## STORED RECORDS
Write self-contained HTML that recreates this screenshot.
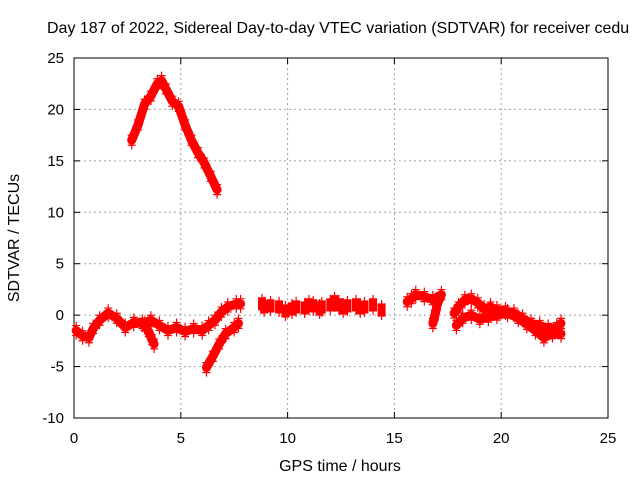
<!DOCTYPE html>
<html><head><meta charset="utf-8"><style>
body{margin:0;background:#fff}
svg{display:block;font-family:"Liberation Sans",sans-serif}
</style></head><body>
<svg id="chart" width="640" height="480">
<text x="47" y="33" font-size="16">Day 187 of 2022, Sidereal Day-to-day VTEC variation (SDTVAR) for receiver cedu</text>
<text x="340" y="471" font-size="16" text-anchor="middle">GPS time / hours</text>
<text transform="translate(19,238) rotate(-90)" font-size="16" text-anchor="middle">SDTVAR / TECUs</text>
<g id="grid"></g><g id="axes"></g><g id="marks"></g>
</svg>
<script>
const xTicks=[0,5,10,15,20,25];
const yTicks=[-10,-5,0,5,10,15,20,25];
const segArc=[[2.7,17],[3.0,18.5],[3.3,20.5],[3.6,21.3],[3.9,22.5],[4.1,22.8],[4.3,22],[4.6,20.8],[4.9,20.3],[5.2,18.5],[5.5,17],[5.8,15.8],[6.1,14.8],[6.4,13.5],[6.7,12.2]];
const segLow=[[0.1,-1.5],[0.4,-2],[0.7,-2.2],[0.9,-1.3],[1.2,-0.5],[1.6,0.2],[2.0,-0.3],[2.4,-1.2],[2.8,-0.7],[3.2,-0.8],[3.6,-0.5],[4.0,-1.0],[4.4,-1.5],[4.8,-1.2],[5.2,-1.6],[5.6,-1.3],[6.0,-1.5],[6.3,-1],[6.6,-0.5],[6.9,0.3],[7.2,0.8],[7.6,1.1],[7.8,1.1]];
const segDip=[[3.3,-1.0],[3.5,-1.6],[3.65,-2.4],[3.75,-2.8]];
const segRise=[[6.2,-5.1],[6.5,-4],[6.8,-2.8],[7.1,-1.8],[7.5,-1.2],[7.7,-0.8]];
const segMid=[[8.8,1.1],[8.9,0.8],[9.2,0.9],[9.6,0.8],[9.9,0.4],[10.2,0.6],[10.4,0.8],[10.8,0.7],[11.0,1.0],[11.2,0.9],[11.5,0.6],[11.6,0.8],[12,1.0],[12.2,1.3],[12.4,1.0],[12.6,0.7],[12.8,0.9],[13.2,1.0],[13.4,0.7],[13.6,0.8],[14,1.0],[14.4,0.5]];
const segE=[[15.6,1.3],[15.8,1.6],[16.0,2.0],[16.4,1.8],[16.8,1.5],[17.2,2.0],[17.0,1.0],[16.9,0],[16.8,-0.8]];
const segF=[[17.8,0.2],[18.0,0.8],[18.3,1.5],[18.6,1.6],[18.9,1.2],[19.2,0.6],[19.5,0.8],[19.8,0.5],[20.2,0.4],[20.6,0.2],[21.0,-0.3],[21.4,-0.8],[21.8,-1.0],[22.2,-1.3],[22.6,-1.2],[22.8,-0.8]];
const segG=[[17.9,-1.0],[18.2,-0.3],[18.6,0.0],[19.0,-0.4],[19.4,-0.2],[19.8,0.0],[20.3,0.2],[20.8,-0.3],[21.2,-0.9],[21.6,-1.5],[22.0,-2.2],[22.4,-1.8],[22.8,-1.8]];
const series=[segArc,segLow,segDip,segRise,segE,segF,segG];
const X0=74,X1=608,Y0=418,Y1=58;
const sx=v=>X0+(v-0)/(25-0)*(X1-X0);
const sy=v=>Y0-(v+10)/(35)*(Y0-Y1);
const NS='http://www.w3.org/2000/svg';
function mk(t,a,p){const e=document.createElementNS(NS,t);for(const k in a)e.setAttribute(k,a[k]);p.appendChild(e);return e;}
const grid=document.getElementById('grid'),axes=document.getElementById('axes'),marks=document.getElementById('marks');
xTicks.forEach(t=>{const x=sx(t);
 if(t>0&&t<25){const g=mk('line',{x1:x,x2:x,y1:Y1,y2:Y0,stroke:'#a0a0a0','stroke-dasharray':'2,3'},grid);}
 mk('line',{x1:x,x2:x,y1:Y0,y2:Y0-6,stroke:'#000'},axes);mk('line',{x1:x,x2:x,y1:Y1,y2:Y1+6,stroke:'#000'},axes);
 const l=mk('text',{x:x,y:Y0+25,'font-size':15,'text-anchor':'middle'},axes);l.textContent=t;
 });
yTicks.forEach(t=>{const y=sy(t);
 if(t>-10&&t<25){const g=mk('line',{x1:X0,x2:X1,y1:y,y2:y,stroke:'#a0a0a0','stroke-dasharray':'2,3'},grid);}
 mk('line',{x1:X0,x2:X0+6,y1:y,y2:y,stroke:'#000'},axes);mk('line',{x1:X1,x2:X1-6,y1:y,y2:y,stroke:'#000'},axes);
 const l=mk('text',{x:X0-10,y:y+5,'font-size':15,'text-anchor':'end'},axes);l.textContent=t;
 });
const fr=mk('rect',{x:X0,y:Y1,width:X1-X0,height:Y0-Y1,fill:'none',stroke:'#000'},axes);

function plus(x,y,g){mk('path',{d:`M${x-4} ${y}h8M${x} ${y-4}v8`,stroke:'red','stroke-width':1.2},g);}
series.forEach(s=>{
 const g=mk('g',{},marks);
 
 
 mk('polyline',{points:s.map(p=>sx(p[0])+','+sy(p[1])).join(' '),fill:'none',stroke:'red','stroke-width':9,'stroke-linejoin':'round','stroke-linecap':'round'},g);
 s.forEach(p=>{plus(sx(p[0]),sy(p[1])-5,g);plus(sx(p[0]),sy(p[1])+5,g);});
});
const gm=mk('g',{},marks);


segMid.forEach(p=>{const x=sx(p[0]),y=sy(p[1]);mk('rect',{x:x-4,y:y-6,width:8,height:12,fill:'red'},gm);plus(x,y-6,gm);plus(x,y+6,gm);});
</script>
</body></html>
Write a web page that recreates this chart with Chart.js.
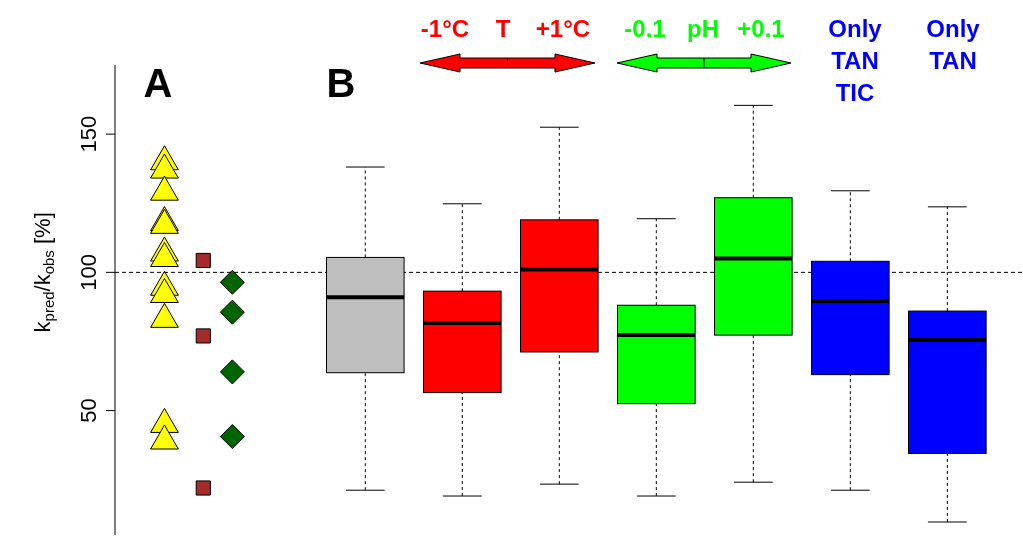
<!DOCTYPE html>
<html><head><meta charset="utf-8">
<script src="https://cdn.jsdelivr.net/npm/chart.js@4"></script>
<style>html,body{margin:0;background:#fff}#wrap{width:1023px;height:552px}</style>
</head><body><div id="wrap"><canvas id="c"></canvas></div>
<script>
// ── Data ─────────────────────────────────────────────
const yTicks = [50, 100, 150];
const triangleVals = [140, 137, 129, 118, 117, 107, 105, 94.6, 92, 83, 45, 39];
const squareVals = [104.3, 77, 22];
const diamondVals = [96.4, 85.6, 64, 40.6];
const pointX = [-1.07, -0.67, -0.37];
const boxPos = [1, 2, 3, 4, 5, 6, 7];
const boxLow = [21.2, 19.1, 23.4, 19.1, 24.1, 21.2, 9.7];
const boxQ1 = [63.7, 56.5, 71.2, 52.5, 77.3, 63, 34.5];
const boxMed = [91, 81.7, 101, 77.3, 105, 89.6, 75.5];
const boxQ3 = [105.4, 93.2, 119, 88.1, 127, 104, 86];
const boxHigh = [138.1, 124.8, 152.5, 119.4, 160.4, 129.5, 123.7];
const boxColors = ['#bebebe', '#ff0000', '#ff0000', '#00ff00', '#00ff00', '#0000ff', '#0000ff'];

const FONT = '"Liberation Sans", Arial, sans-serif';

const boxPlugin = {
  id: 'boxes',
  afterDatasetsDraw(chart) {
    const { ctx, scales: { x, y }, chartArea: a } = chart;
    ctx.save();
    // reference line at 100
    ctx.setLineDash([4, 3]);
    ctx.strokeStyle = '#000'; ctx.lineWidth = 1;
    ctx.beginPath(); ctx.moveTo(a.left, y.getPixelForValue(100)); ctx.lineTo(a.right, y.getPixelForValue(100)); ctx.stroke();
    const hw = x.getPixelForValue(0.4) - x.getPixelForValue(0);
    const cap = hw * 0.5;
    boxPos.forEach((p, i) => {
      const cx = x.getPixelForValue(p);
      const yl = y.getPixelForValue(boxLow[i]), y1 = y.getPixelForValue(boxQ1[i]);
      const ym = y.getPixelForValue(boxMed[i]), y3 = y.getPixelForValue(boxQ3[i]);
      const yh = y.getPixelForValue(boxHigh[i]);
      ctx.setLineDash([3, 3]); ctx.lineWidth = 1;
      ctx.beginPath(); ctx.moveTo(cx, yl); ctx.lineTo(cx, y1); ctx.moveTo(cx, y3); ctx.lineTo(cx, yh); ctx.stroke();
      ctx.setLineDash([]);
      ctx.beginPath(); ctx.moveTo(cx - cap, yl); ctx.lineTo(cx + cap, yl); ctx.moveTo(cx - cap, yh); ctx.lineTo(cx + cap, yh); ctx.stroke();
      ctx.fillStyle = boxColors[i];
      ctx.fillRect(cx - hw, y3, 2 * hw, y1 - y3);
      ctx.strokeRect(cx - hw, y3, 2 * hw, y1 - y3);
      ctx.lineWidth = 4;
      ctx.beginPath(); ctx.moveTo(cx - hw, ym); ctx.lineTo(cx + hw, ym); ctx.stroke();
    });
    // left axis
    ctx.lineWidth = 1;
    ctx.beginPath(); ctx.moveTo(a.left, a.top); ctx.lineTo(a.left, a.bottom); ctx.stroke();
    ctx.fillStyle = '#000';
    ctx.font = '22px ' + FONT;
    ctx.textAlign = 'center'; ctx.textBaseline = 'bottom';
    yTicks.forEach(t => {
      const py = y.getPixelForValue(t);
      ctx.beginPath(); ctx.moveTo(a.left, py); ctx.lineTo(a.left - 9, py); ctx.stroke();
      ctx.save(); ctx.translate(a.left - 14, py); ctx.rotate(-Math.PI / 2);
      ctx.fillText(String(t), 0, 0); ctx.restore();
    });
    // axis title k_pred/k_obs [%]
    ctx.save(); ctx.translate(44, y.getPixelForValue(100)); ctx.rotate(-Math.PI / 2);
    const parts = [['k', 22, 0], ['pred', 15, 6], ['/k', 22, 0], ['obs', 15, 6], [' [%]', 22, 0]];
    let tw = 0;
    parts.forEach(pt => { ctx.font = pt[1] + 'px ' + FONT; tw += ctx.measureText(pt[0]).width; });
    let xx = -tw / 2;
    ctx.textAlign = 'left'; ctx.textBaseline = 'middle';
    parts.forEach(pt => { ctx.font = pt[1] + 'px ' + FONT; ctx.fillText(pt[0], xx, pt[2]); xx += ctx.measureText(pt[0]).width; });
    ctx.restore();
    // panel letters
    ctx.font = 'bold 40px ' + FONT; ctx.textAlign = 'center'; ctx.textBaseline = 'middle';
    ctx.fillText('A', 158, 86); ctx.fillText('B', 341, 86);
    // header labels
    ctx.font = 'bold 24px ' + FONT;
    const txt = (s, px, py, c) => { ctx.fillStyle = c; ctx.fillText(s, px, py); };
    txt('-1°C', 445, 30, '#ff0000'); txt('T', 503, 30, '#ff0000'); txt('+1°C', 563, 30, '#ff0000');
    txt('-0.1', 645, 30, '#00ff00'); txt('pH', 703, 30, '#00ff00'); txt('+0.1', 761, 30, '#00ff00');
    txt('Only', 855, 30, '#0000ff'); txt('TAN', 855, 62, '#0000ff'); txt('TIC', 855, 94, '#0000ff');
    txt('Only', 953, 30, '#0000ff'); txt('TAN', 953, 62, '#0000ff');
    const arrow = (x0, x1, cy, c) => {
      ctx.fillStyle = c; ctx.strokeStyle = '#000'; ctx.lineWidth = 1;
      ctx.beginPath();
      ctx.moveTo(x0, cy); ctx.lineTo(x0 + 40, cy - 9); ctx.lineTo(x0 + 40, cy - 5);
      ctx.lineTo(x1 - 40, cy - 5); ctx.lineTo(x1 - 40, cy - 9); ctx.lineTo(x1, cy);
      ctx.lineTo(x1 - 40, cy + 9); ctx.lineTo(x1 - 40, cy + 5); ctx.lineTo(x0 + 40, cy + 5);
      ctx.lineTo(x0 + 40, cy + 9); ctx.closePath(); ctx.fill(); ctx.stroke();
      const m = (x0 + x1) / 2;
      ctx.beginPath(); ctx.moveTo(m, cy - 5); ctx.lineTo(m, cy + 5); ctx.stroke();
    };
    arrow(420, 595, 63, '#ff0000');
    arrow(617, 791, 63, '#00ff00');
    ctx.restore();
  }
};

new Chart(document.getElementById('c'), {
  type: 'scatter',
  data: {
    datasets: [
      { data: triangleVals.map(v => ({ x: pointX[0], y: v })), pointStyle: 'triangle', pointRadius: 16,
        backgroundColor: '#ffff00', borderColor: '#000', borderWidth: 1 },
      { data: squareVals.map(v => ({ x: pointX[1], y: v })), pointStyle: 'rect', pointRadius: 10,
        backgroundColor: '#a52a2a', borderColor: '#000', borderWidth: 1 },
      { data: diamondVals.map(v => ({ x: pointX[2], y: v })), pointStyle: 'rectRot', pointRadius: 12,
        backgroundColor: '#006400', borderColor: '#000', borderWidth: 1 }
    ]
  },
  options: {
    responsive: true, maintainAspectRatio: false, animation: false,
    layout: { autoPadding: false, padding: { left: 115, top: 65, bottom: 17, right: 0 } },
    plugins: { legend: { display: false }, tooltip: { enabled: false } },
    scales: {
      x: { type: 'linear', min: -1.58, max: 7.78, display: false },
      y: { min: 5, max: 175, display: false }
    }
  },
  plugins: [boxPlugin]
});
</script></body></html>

## WHAT TO DO
Show each line of the listing that holds the string "this".

## PROBLEM SOLUTION
Write self-contained HTML that recreates this screenshot.
Write a web page that recreates this chart with Chart.js.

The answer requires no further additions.